Like I've been saying, I switched the format up a bit with two new sections, titled "The Basic Idea" and "Why I Love It." The former is a short news-style lead that paints a vivid picture of what you're about to hear to get you interested and help you understand a little why I chose the record, while the latter serves simply as a review piece.
Let's get long-winded and destructive with Psygnosis.
The Basic Idea
The idea of post-rock is to create big landscapes, be it desolate or teeming with life. Psygnosis have taken that same concept from post-rock and made it into something maddening, something that wills trip away your sanity and will to live and leave you a cold, soulless shell of a human being in the end. Psygnosis are only here to decimate you from here inside out.
Why I Love It
When I saw a lot of Psygnosis' song were longer than eight minutes I almost skipped out on it, but figured I'd skip my way through a few track just to see if it was worth my time. What I got was a very strange sampling of music that ranged from Sybreed-esque mechanical heavies to spacey clean guitars and machine-like sounds underneath it all, even to narrative and straight up noise. I was intrigued.
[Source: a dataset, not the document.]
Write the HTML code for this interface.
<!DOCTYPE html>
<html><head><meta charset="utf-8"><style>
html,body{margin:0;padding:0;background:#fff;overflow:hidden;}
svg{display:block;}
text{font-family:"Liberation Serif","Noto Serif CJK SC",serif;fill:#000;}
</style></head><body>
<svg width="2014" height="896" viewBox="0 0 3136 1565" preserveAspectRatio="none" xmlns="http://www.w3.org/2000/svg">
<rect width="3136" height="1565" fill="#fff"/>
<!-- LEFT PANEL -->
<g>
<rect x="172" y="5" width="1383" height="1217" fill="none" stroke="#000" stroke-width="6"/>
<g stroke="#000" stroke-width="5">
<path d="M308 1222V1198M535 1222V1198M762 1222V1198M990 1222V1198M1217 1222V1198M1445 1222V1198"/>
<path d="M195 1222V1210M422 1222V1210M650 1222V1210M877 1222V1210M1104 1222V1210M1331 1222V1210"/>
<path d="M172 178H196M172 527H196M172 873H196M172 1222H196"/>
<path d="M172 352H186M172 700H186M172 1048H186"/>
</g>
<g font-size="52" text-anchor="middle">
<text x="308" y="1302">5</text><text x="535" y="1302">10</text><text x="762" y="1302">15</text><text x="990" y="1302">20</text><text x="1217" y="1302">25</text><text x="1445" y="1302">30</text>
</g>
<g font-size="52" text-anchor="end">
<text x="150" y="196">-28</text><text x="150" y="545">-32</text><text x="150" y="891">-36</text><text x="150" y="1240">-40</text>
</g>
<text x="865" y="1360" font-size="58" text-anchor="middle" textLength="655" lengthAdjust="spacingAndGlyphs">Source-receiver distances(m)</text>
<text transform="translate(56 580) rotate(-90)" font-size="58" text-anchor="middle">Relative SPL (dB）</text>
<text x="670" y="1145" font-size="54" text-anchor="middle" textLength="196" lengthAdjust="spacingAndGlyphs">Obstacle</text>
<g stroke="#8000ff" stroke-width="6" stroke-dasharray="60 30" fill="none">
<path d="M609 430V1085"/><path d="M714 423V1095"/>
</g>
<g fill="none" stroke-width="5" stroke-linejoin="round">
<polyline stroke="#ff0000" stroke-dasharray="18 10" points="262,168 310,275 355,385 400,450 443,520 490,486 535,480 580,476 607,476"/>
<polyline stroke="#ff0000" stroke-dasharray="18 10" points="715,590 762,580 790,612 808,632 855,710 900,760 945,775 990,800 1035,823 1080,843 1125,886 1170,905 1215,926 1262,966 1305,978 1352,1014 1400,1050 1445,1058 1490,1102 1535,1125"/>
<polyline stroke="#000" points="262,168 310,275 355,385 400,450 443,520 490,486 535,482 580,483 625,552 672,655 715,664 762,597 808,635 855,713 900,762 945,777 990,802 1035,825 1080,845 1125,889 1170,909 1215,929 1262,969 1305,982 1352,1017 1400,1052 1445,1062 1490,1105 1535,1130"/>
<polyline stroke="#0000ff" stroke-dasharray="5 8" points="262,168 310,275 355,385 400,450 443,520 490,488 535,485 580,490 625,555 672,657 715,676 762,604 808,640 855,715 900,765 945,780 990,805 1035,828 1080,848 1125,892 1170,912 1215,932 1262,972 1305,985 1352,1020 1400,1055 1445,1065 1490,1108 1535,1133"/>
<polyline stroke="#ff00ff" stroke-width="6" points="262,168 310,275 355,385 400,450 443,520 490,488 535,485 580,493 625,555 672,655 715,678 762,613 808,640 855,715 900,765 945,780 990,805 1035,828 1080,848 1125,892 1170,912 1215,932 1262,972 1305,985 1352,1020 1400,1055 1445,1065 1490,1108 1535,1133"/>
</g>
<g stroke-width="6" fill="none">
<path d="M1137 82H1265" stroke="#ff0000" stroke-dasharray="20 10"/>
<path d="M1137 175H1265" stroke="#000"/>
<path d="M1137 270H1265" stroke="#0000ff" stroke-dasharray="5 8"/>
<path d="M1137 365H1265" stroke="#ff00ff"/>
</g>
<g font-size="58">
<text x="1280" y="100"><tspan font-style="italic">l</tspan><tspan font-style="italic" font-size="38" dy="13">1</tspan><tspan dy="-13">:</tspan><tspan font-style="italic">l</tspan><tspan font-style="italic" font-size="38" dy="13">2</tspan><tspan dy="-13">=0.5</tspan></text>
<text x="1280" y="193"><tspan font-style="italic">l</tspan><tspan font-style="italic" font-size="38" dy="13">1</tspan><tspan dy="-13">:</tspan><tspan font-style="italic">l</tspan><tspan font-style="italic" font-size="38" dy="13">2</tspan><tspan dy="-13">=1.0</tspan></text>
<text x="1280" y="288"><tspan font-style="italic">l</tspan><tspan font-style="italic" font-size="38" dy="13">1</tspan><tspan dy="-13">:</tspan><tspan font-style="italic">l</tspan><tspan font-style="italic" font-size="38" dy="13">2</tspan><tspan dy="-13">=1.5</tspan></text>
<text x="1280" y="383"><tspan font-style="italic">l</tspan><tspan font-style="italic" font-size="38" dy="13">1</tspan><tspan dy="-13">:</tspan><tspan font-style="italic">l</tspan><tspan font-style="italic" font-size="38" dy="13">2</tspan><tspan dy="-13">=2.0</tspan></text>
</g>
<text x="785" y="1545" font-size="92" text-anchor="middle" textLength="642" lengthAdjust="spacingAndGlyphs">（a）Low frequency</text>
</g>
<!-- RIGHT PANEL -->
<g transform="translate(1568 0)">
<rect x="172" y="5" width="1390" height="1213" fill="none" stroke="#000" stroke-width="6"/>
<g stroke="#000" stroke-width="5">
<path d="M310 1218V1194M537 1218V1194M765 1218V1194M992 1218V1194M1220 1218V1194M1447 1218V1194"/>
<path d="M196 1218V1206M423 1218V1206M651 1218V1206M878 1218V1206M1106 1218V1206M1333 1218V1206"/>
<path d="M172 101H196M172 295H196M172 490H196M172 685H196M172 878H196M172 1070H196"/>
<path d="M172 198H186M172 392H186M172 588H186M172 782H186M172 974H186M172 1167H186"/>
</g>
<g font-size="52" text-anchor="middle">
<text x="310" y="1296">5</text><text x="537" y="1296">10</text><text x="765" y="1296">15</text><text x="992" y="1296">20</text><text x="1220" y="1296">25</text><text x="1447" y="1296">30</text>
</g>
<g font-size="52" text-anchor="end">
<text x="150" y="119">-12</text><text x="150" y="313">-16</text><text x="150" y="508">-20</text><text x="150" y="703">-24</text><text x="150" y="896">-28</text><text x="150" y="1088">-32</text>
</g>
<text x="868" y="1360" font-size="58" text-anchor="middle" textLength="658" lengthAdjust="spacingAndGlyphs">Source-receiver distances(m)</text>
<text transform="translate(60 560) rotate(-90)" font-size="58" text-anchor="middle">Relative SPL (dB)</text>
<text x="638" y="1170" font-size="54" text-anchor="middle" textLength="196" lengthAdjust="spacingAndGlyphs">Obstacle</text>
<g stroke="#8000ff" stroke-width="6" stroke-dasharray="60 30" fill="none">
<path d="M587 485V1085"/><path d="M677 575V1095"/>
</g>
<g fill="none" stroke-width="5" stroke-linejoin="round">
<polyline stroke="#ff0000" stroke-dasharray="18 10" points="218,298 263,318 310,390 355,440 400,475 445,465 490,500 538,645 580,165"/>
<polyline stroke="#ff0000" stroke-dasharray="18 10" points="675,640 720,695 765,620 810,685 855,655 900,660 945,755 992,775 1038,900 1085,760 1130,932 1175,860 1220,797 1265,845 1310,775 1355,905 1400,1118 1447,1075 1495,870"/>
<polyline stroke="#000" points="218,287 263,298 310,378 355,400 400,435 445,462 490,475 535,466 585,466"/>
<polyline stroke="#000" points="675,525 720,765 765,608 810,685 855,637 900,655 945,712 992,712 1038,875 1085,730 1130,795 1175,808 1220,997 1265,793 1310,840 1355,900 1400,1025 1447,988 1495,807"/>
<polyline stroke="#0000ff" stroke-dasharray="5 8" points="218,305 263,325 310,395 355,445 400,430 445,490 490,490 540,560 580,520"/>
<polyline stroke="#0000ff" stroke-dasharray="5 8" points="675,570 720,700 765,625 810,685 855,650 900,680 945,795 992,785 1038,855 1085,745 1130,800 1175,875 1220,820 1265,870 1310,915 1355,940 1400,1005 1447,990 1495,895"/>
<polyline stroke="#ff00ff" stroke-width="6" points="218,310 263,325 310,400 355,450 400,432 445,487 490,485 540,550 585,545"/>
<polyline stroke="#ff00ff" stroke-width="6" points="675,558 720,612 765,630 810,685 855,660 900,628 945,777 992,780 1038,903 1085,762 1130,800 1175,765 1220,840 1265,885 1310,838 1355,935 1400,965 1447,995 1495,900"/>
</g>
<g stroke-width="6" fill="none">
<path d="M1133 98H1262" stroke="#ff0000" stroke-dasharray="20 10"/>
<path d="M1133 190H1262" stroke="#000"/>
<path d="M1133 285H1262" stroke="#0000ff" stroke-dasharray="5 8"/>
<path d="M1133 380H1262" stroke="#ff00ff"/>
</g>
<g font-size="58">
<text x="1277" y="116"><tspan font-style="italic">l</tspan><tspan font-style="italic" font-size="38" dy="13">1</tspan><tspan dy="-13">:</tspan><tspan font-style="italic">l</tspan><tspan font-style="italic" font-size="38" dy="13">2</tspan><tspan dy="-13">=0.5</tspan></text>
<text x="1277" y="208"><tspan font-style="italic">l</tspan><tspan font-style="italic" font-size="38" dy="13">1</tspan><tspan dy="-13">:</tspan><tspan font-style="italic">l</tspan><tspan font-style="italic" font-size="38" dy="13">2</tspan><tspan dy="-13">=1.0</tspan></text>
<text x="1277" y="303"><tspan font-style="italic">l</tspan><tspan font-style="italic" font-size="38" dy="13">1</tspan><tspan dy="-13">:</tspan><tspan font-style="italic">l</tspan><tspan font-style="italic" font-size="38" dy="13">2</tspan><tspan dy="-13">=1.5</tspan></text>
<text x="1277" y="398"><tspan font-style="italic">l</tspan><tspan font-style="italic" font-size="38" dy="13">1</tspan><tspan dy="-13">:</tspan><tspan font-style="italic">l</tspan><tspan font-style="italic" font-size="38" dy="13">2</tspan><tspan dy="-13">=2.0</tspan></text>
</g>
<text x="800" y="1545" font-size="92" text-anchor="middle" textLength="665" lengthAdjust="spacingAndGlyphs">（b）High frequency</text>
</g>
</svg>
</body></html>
Psygnosis' Human Be[ing] needs to be listened through as one unit because that's how it functions best. Each song is an insane cog in a machine that only aims to drive you to suicide. There's always been the argument of playing music with emotion versus technically, but Psygnosis mange to get across emotionless robotic music that makes the listener feel something- dementia. I love how calculated, how cold and how unfeeling the music is… where's there's narrative there are overtones of something terrible happening in the background. Where there is any hint of life in general there's plenty to extinguish it within that moment.
Listening to Psygnosis is bleak and uncaring, but so worth it.